EXERCISE AIM: Take the material below and retype it in full; pictures are left out.

GIVEN INFORMATION:
————

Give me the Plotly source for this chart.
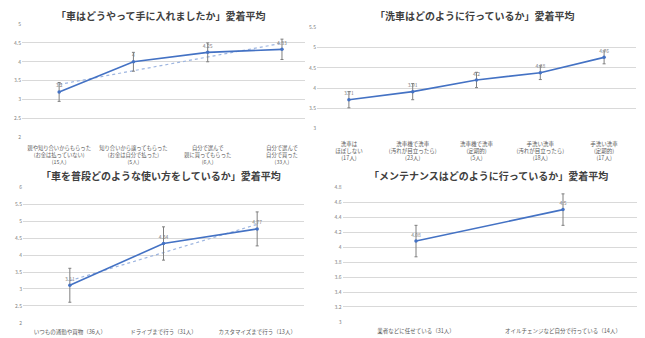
import numpy as np
import plotly.graph_objects as go

# ---------------- data ----------------
# Panel 1: 「車はどうやって手に入れましたか」
acq_title = "「車はどうやって手に入れましたか」愛着平均"
acq_categories = [
    "親や知り合いからもらった<br>(お金は払っていない)<br>(15人)",
    "知り合いから譲ってもらった<br>(お金は自分で払った)<br>(5人)",
    "自分で選んで<br>親に買ってもらった<br>(6人)",
    "自分で選んで<br>自分で買った<br>(33人)",
]
acq_values = [3.2, 4.0, 4.25, 4.33]
acq_errors = [0.25, 0.25, 0.25, 0.27]
acq_ticks = [2, 2.5, 3, 3.5, 4, 4.5, 5]

# Panel 2: 「洗車はどのように行っているか」
wash_title = "「洗車はどのように行っているか」愛着平均"
wash_categories = [
    "洗車は<br>ほぼしない<br>(17人)",
    "洗車機で洗車<br>(汚れが目立ったら)<br>(23人)",
    "洗車機で洗車<br>(定期的)<br>(5人)",
    "手洗い洗車<br>(汚れが目立ったら)<br>(18人)",
    "手洗い洗車<br>(定期的)<br>(17人)",
]
wash_values = [3.71, 3.91, 4.2, 4.38, 4.76]
wash_errors = [0.2, 0.2, 0.19, 0.17, 0.16]
wash_ticks = [3, 3.5, 4, 4.5, 5, 5.5]

# Panel 3: 「車を普段どのような使い方をしているか」
use_title = "「車を普段どのような使い方をしているか」愛着平均"
use_categories = [
    "いつもの通勤や買物（36人）",
    "ドライブまで行う（31人）",
    "カスタマイズまで行う（13人）",
]
use_values = [3.11, 4.34, 4.77]
use_errors = [0.5, 0.49, 0.5]
use_ticks = [2, 2.5, 3, 3.5, 4, 4.5, 5, 5.5, 6]

# Panel 4: 「メンテナンスはどのように行っているか」
maint_title = "「メンテナンスはどのように行っているか」愛着平均"
maint_categories = [
    "業者などに任せている（31人）",
    "オイルチェンジなど自分で行っている（14人）",
]
maint_values = [4.08, 4.5]
maint_errors = [0.21, 0.21]
maint_ticks = [3, 3.2, 3.4, 3.6, 3.8, 4, 4.2, 4.4, 4.6, 4.8]

# ---------------- styling / layout ----------------
W, H = 645, 338
FONT = "Noto Sans CJK JP"
LINE = "#4472C4"
TREND = "#9DB5E0"
GRID = "#D9D9D9"


def fx(px):
    return px / W


def fy(py):
    return 1 - py / H


panels = [
    dict(cats=acq_categories, vals=acq_values, errs=acq_errors, ticks=acq_ticks, title=acq_title,
         trend=True, xdom=(22, 305), xr=(-0.5, 3.31), ydom=(136, 20.5), tfs=5.3, so=7,
         title_pos=(161, 12)),
    dict(cats=wash_categories, vals=wash_values, errs=wash_errors, ticks=wash_ticks, title=wash_title,
         trend=False, xdom=(317, 636), xr=(-0.5, 4.5), ydom=(127, 24), tfs=5.5, so=11,
         title_pos=(475, 12)),
    dict(cats=use_categories, vals=use_values, errs=use_errors, ticks=use_ticks, title=use_title,
         trend=True, xdom=(23, 304), xr=(-0.5, 2.5), ydom=(325.7, 187), tfs=5.5, so=5,
         title_pos=(161, 175)),
    dict(cats=maint_categories, vals=maint_values, errs=maint_errors, ticks=maint_ticks, title=maint_title,
         trend=False, xdom=(342.5, 636.5), xr=(-0.5, 1.5), ydom=(324.7, 187), tfs=5.5, so=5,
         title_pos=(488, 175)),
]

fig = go.Figure()
layout = dict(
    width=W, height=H, margin=dict(l=0, r=0, t=0, b=0),
    paper_bgcolor="white", plot_bgcolor="white", showlegend=False,
    font=dict(family=FONT, color="#595959"),
    annotations=[],
)

for i, p in enumerate(panels, start=1):
    xa = "x" if i == 1 else f"x{i}"
    ya = "y" if i == 1 else f"y{i}"
    xs = list(range(len(p["cats"])))
    if p["trend"]:
        coef = np.polyfit(xs, p["vals"], 1)
        fig.add_trace(go.Scatter(
            x=xs, y=list(np.polyval(coef, xs)), mode="lines",
            line=dict(color=TREND, width=1.2, dash="dot"),
            xaxis=xa, yaxis=ya, hoverinfo="skip"))
    fig.add_trace(go.Scatter(
        x=xs, y=p["vals"], mode="lines+markers+text",
        line=dict(color=LINE, width=1.6),
        marker=dict(color=LINE, size=3.5),
        error_y=dict(type="data", array=p["errs"], color="#7F7F7F", thickness=1, width=1.5),
        text=[f"{v:g}" for v in p["vals"]], textposition="top center",
        textfont=dict(size=5, color="#7F7F7F", family=FONT),
        xaxis=xa, yaxis=ya))

    xkey = "xaxis" if i == 1 else f"xaxis{i}"
    ykey = "yaxis" if i == 1 else f"yaxis{i}"
    layout[xkey] = dict(
        domain=[fx(p["xdom"][0]), fx(p["xdom"][1])], range=list(p["xr"]),
        anchor=ya, tickvals=xs, ticktext=p["cats"], tickangle=0, showgrid=False, zeroline=False,
        showline=False, ticks="", ticklabelstandoff=p["so"],
        tickfont=dict(size=p["tfs"], color="#595959", family=FONT),
        fixedrange=True)
    layout[ykey] = dict(
        domain=[fy(p["ydom"][0]), fy(p["ydom"][1])], range=[p["ticks"][0], p["ticks"][-1]],
        anchor=xa, tickvals=p["ticks"], ticktext=[f"{t:g}" for t in p["ticks"]],
        showgrid=True, gridcolor=GRID, gridwidth=1, zeroline=False, showline=False,
        ticks="", tickfont=dict(size=5, color="#7F7F7F", family=FONT), fixedrange=True)
    layout["annotations"].append(dict(
        text=f"<b>{p['title']}</b>", x=fx(p["title_pos"][0]), y=fy(p["title_pos"][1]),
        xref="paper", yref="paper", xanchor="center", yanchor="middle", showarrow=False,
        font=dict(size=10, color="#404040", family=FONT)))

fig.update_layout(**layout)
fig.write_html("out.html")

————

COMPLETE ANSWER:
Give me the Plotly source for this chart.
import numpy as np
import plotly.graph_objects as go

# ---------------- data ----------------
# Panel 1: 「車はどうやって手に入れましたか」
acq_title = "「車はどうやって手に入れましたか」愛着平均"
acq_categories = [
    "親や知り合いからもらった<br>(お金は払っていない)<br>(15人)",
    "知り合いから譲ってもらった<br>(お金は自分で払った)<br>(5人)",
    "自分で選んで<br>親に買ってもらった<br>(6人)",
    "自分で選んで<br>自分で買った<br>(33人)",
]
acq_values = [3.2, 4.0, 4.25, 4.33]
acq_errors = [0.25, 0.25, 0.25, 0.27]
acq_ticks = [2, 2.5, 3, 3.5, 4, 4.5, 5]

# Panel 2: 「洗車はどのように行っているか」
wash_title = "「洗車はどのように行っているか」愛着平均"
wash_categories = [
    "洗車は<br>ほぼしない<br>(17人)",
    "洗車機で洗車<br>(汚れが目立ったら)<br>(23人)",
    "洗車機で洗車<br>(定期的)<br>(5人)",
    "手洗い洗車<br>(汚れが目立ったら)<br>(18人)",
    "手洗い洗車<br>(定期的)<br>(17人)",
]
wash_values = [3.71, 3.91, 4.2, 4.38, 4.76]
wash_errors = [0.2, 0.2, 0.19, 0.17, 0.16]
wash_ticks = [3, 3.5, 4, 4.5, 5, 5.5]

# Panel 3: 「車を普段どのような使い方をしているか」
use_title = "「車を普段どのような使い方をしているか」愛着平均"
use_categories = [
    "いつもの通勤や買物（36人）",
    "ドライブまで行う（31人）",
    "カスタマイズまで行う（13人）",
]
use_values = [3.11, 4.34, 4.77]
use_errors = [0.5, 0.49, 0.5]
use_ticks = [2, 2.5, 3, 3.5, 4, 4.5, 5, 5.5, 6]

# Panel 4: 「メンテナンスはどのように行っているか」
maint_title = "「メンテナンスはどのように行っているか」愛着平均"
maint_categories = [
    "業者などに任せている（31人）",
    "オイルチェンジなど自分で行っている（14人）",
]
maint_values = [4.08, 4.5]
maint_errors = [0.21, 0.21]
maint_ticks = [3, 3.2, 3.4, 3.6, 3.8, 4, 4.2, 4.4, 4.6, 4.8]

# ---------------- styling / layout ----------------
W, H = 645, 338
FONT = "Noto Sans CJK JP"
LINE = "#4472C4"
TREND = "#9DB5E0"
GRID = "#D9D9D9"


def fx(px):
    return px / W


def fy(py):
    return 1 - py / H


panels = [
    dict(cats=acq_categories, vals=acq_values, errs=acq_errors, ticks=acq_ticks, title=acq_title,
         trend=True, xdom=(22, 305), xr=(-0.5, 3.31), ydom=(136, 20.5), tfs=5.3, so=7,
         title_pos=(161, 12)),
    dict(cats=wash_categories, vals=wash_values, errs=wash_errors, ticks=wash_ticks, title=wash_title,
         trend=False, xdom=(317, 636), xr=(-0.5, 4.5), ydom=(127, 24), tfs=5.5, so=11,
         title_pos=(475, 12)),
    dict(cats=use_categories, vals=use_values, errs=use_errors, ticks=use_ticks, title=use_title,
         trend=True, xdom=(23, 304), xr=(-0.5, 2.5), ydom=(325.7, 187), tfs=5.5, so=5,
         title_pos=(161, 175)),
    dict(cats=maint_categories, vals=maint_values, errs=maint_errors, ticks=maint_ticks, title=maint_title,
         trend=False, xdom=(342.5, 636.5), xr=(-0.5, 1.5), ydom=(324.7, 187), tfs=5.5, so=5,
         title_pos=(488, 175)),
]

fig = go.Figure()
layout = dict(
    width=W, height=H, margin=dict(l=0, r=0, t=0, b=0),
    paper_bgcolor="white", plot_bgcolor="white", showlegend=False,
    font=dict(family=FONT, color="#595959"),
    annotations=[],
)

for i, p in enumerate(panels, start=1):
    xa = "x" if i == 1 else f"x{i}"
    ya = "y" if i == 1 else f"y{i}"
    xs = list(range(len(p["cats"])))
    if p["trend"]:
        coef = np.polyfit(xs, p["vals"], 1)
        fig.add_trace(go.Scatter(
            x=xs, y=list(np.polyval(coef, xs)), mode="lines",
            line=dict(color=TREND, width=1.2, dash="dot"),
            xaxis=xa, yaxis=ya, hoverinfo="skip"))
    fig.add_trace(go.Scatter(
        x=xs, y=p["vals"], mode="lines+markers+text",
        line=dict(color=LINE, width=1.6),
        marker=dict(color=LINE, size=3.5),
        error_y=dict(type="data", array=p["errs"], color="#7F7F7F", thickness=1, width=1.5),
        text=[f"{v:g}" for v in p["vals"]], textposition="top center",
        textfont=dict(size=5, color="#7F7F7F", family=FONT),
        xaxis=xa, yaxis=ya))

    xkey = "xaxis" if i == 1 else f"xaxis{i}"
    ykey = "yaxis" if i == 1 else f"yaxis{i}"
    layout[xkey] = dict(
        domain=[fx(p["xdom"][0]), fx(p["xdom"][1])], range=list(p["xr"]),
        anchor=ya, tickvals=xs, ticktext=p["cats"], tickangle=0, showgrid=False, zeroline=False,
        showline=False, ticks="", ticklabelstandoff=p["so"],
        tickfont=dict(size=p["tfs"], color="#595959", family=FONT),
        fixedrange=True)
    layout[ykey] = dict(
        domain=[fy(p["ydom"][0]), fy(p["ydom"][1])], range=[p["ticks"][0], p["ticks"][-1]],
        anchor=xa, tickvals=p["ticks"], ticktext=[f"{t:g}" for t in p["ticks"]],
        showgrid=True, gridcolor=GRID, gridwidth=1, zeroline=False, showline=False,
        ticks="", tickfont=dict(size=5, color="#7F7F7F", family=FONT), fixedrange=True)
    layout["annotations"].append(dict(
        text=f"<b>{p['title']}</b>", x=fx(p["title_pos"][0]), y=fy(p["title_pos"][1]),
        xref="paper", yref="paper", xanchor="center", yanchor="middle", showarrow=False,
        font=dict(size=10, color="#404040", family=FONT)))

fig.update_layout(**layout)
fig.write_html("out.html")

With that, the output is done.